■ Record list

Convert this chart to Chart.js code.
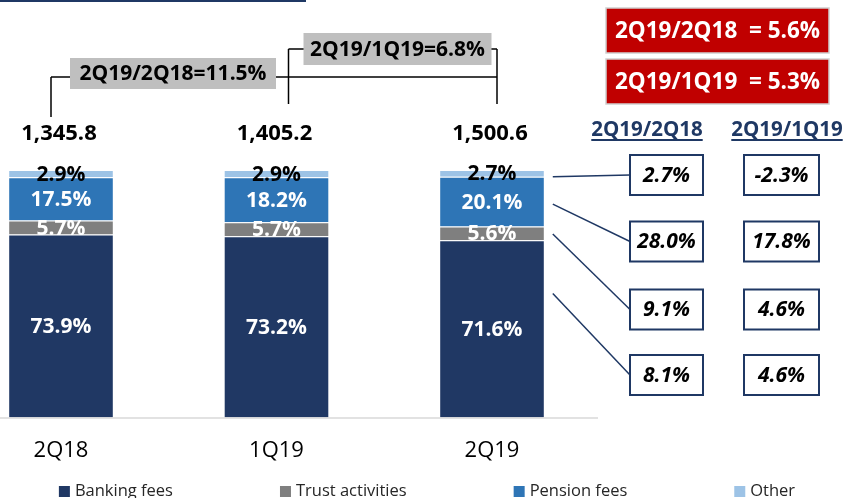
<!DOCTYPE html>
<html>
<head>
<meta charset="utf-8">
<title>Fee income mix</title>
<script src="https://cdn.jsdelivr.net/npm/chart.js@4.4.1/dist/chart.umd.min.js"></script>
<style>
  html, body { margin: 0; padding: 0; background: #fff; }
  #wrap { position: relative; width: 848px; height: 498px; }
</style>
</head>
<body>
<div id="wrap"><canvas id="feesChart" width="848" height="498"></canvas></div>
<script>
// quarters and share of each fee line (%)
var quarters = ['2Q18', '1Q19', '2Q19'];
var bankingFees = [73.9, 73.2, 71.6];
var trustActivities = [5.7, 5.7, 5.6];
var pensionFees = [17.5, 18.2, 20.1];
var otherFees = [2.9, 2.9, 2.7];

// total fee income per quarter
var totals = [1345.8, 1405.2, 1500.6];

// growth of the total (brackets over the bars)
var totalGrowthLabels = ['2Q19/2Q18=11.5%', '2Q19/1Q19=6.8%'];

// headline growth boxes
var headlineLabels = ['2Q19/2Q18  = 5.6%', '2Q19/1Q19  = 5.3%'];

// growth by fee line, same order as the datasets
var tableHeaders = ['2Q19/2Q18', '2Q19/1Q19'];
var growthYoY = [8.1, 9.1, 28.0, 2.7];
var growthQoQ = [4.6, 4.6, 17.8, -2.3];

var FONT = '"Open Sans", "Noto Sans", sans-serif';
var NAVY = '#1f3864';

function fmtPct(v) { return v.toFixed(1) + '%'; }
function fmtTotal(v) {
    return v.toLocaleString('en-US', { minimumFractionDigits: 1, maximumFractionDigits: 1 });
}

function line(ctx, x1, y1, x2, y2) {
    ctx.beginPath();
    ctx.moveTo(x1, y1);
    ctx.lineTo(x2, y2);
    ctx.stroke();
}

function boxText(ctx, x, y, w, h, fill, stroke, lw, text, font, color) {
    if (fill) { ctx.fillStyle = fill; ctx.fillRect(x, y, w, h); }
    if (stroke) { ctx.strokeStyle = stroke; ctx.lineWidth = lw; ctx.strokeRect(x, y, w, h); }
    ctx.fillStyle = color;
    ctx.font = font;
    ctx.textAlign = 'center';
    ctx.textBaseline = 'middle';
    ctx.fillText(text, x + w / 2, y + h / 2 + 1);
}

var decorations = {
    id: 'decorations',
    afterDatasetsDraw: function (chart) {
        var ctx = chart.ctx;
        var yScale = chart.scales.y;
        var baseY = yScale.getPixelForValue(0);
        ctx.save();

        // title rule across the top
        ctx.strokeStyle = NAVY;
        ctx.lineWidth = 2;
        line(ctx, 0, 1, 306, 1);

        // category axis line
        ctx.strokeStyle = '#d9d9d9';
        ctx.lineWidth = 1.5;
        line(ctx, 0, baseY + 0.5, 598, baseY + 0.5);

        // segment labels
        chart.data.datasets.forEach(function (ds, d) {
            var meta = chart.getDatasetMeta(d);
            meta.data.forEach(function (el, i) {
                var cy = (el.y + el.base) / 2 + 1;
                ctx.textAlign = 'center';
                ctx.textBaseline = 'middle';
                ctx.font = 'bold 21px ' + FONT;
                ctx.fillStyle = d === 3 ? '#000' : '#fff';
                ctx.fillText(fmtPct(ds.data[i]), el.x, cy);
            });
        });

        // totals above each bar
        var top = chart.getDatasetMeta(3).data;
        top.forEach(function (el, i) {
            ctx.font = 'bold 22px ' + FONT;
            ctx.fillStyle = '#000';
            ctx.textAlign = 'center';
            ctx.textBaseline = 'middle';
            ctx.fillText(fmtTotal(totals[i]), el.x - 2, 134);
        });

        // growth brackets
        var x0 = top[0].x - 10, x1 = top[1].x + 12, x2 = top[2].x + 5;
        ctx.strokeStyle = '#000';
        ctx.lineWidth = 1.5;
        line(ctx, x0, 77, x2, 77);
        line(ctx, x0, 77, x0, 117);
        line(ctx, x1, 49, x2, 49);
        line(ctx, x1, 49, x1, 104);
        line(ctx, x2, 49, x2, 104);
        boxText(ctx, x0 + 19, 58, 206, 31, '#bfbfbf', null, 0,
            totalGrowthLabels[0], 'bold 21px ' + FONT, '#000');
        boxText(ctx, x1 + 15, 33, 188, 32, '#bfbfbf', null, 0,
            totalGrowthLabels[1], 'bold 21px ' + FONT, '#000');

        // headline red boxes
        headlineLabels.forEach(function (t, k) {
            boxText(ctx, 606, 8 + k * 51, 223, 45, '#c00000', '#d0d0d0', 1.5,
                t, 'bold 22.5px ' + FONT, '#fff');
        });

        // growth table headers
        var colX = [647, 787];
        tableHeaders.forEach(function (t, k) {
            ctx.font = 'bold 20.5px ' + FONT;
            ctx.fillStyle = NAVY;
            ctx.textAlign = 'center';
            ctx.textBaseline = 'middle';
            ctx.fillText(t, colX[k], 130);
            var w = ctx.measureText(t).width;
            ctx.strokeStyle = NAVY;
            ctx.lineWidth = 2;
            line(ctx, colX[k] - w / 2, 140, colX[k] + w / 2, 140);
        });

        // growth boxes by fee line, top row is "Other"
        var rowY = [175, 241.5, 309.5, 375];
        var bar = 2;
        var fracs = [0.3, 0.55, 0.55, 1.0];
        for (var s = 3; s >= 0; s--) {
            var r = 3 - s;
            var cy = rowY[r];
            boxText(ctx, 630, cy - 20, 73, 40, '#fff', NAVY, 2,
                fmtPct(growthYoY[s]), 'italic bold 21px ' + FONT, '#000');
            boxText(ctx, 744, cy - 20, 75, 40, '#fff', NAVY, 2,
                fmtPct(growthQoQ[s]), 'italic bold 21px ' + FONT, '#000');

            // connector from the 2Q19 segment to its row
            var el = chart.getDatasetMeta(s).data[bar];
            var sy = el.y + (el.base - el.y) * fracs[s];
            ctx.strokeStyle = NAVY;
            ctx.lineWidth = 1.5;
            line(ctx, el.x + el.width / 2 + 8, sy, 630, cy);
        }

        // legend row along the bottom
        ctx.font = '16.5px ' + FONT;
        var gap = 107, sw = 11, tg = 5;
        var widths = chart.data.datasets.map(function (ds) {
            return sw + tg + ctx.measureText(ds.label).width;
        });
        var total = widths.reduce(function (a, b) { return a + b; }, 0) + gap * 3;
        var lx = 427 - total / 2;
        chart.data.datasets.forEach(function (ds, d) {
            ctx.fillStyle = ds.backgroundColor;
            ctx.fillRect(lx, 486, sw, sw);
            ctx.fillStyle = '#262626';
            ctx.textAlign = 'left';
            ctx.textBaseline = 'middle';
            ctx.fillText(ds.label, lx + sw + tg, 491);
            lx += widths[d] + gap;
        });

        ctx.restore();
    }
};

var segBorder = 'rgba(255,255,255,0.45)';

var chartdata = {
    labels: quarters,
    datasets: [
        { label: 'Banking fees', data: bankingFees, backgroundColor: '#203864' },
        { label: 'Trust activities', data: trustActivities, backgroundColor: '#7f7f7f' },
        { label: 'Pension fees', data: pensionFees, backgroundColor: '#2e75b6' },
        { label: 'Other', data: otherFees, backgroundColor: '#9dc3e6' }
    ]
};
chartdata.datasets.forEach(function (ds) {
    ds.borderColor = segBorder;
    ds.borderWidth = 1;
    ds.clip = false;
    ds.barPercentage = 0.49;
    ds.categoryPercentage = 1;
});

var feesChart = new Chart(document.getElementById('feesChart'), {
    type: 'bar',
    data: chartdata,
    options: {
        responsive: false,
        animation: false,
        layout: { padding: { left: 61, right: 356, top: 170, bottom: 14 } },
        plugins: { legend: { display: false }, tooltip: { enabled: false } },
        scales: {
            x: {
                stacked: true,
                offset: false,
                grid: { display: false, drawTicks: false },
                border: { display: false },
                ticks: { padding: 20, color: '#000', font: { family: FONT, size: 22 } }
            },
            y: { stacked: true, display: false, min: 0, max: 100 }
        }
    },
    plugins: [decorations]
});
</script>
</body>
</html>
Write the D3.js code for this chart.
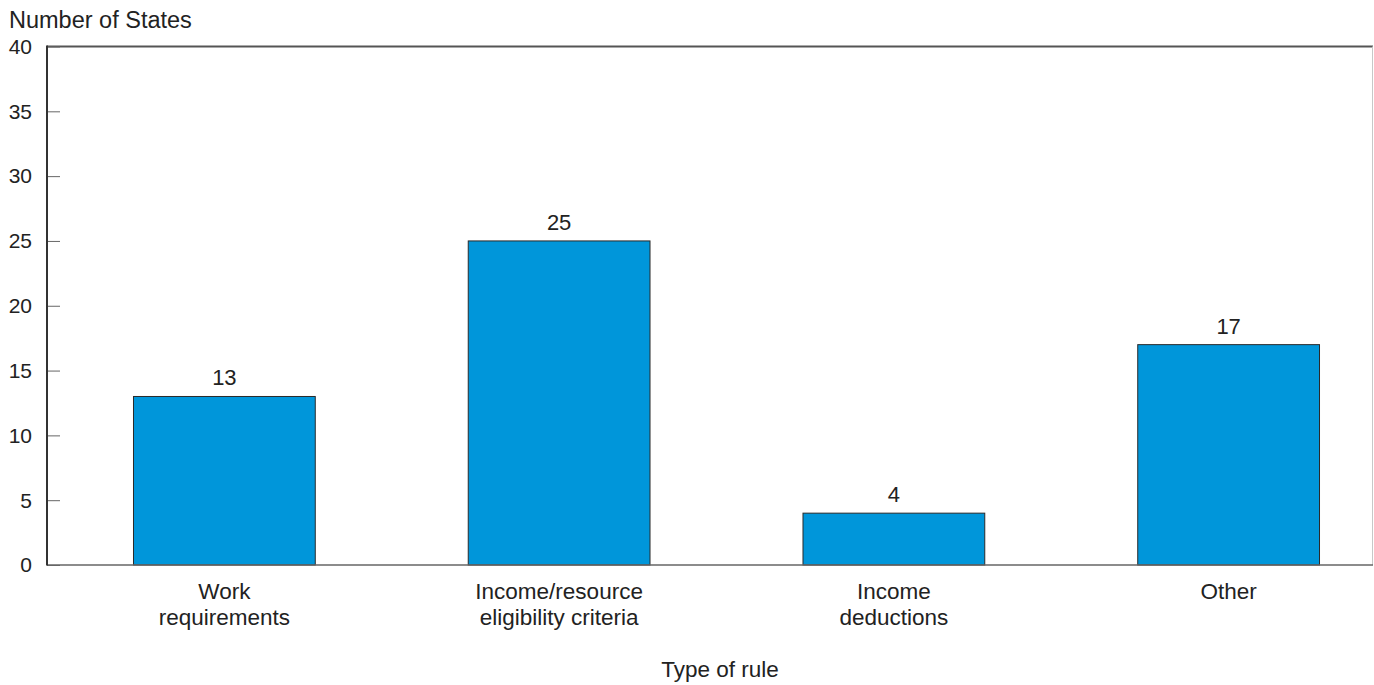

■ Description of the task
Scan the listing above. Gather each line that contains the word "code".

■ The answer
Convert this chart to Chart.js code.
Write the D3.js code for this chart.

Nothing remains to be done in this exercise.